After divers communications, it was thought good, that he should be buried the next day following; for Master Kingston would not tarry the return of the empost. And it was further thought good that the mayor of Leicester and his brethren should be sent for, to see him personally dead, in avoiding of false rumours that might hap to say that he was not dead but still living. Then was the mayor and his brethren sent for; and in the mean time the body was taken out of the bed where he lay dead; who had upon him, next his body, a shirt of hair, besides his other shirt, which was of very fine linen Holland cloth; this shirt of hair was unknown to all his servants being continually attending upon him in his bedchamber, except to his chaplain, which was his Ghostly Father; wherein he was buried, and laid in a coffin of boards, having upon his dead corpse all such vestures and ornaments as he was professed in when he was consecrated bishop and archbishop, as mitre, crosses, ring, and pall, with all other things appurtenant to his profession.
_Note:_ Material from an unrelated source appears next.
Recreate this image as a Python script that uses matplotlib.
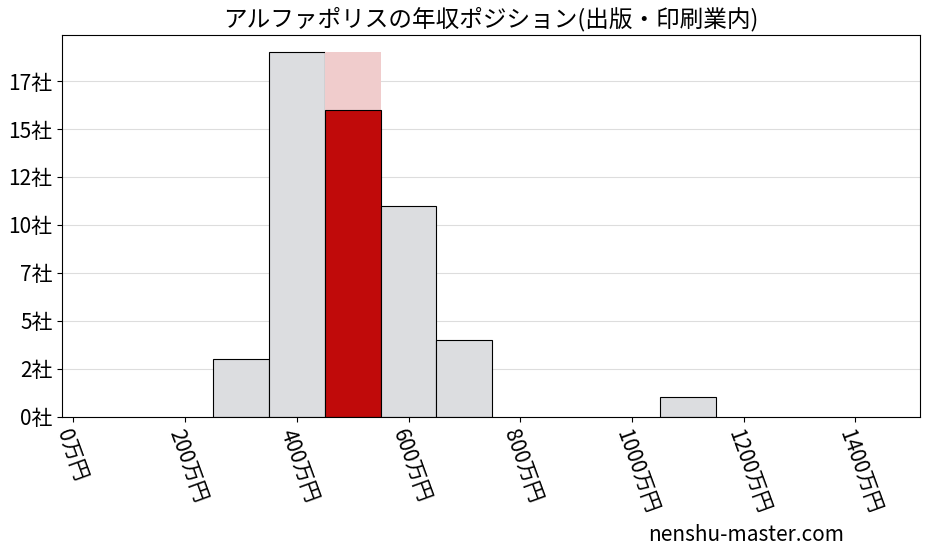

And lying thus all day in his coffin open and barefaced, that all men might see him lie there dead without feigning; then when the mayor, his brethren, and all other had seen him, lying thus until four or five of the clock at night, he was carried so down into the church with great solemnity by the abbot and convent, with many torches light, singing such service as is done for such funerals.

And being in the church the corpse was set in our lady chapel, with many and divers tapers of wax burning about the hearse, and divers poor men sitting about the same, holding of torches light in their hands, who watched about the dead body all night, whilst the canons sang dirige, and other devout orisons. And about four of the clock in the morning they sang mass. And that done, and the body interred, Master Kingston, with us, being his servants, were present at his said funeral, and offered at his mass. And by that time that all things were finished, and all ceremonies that to such a person were decent and convenient, it was about six of the clock in the morning.

Then prepared we to horseback, being St. Andrew’s Day the Apostle, and so took our journey towards the court[200], being at Hampton Court; where the king then lay. And after we came thither, which was upon St. Nicholas’ Eve, we gave attendance upon the council for our depeche.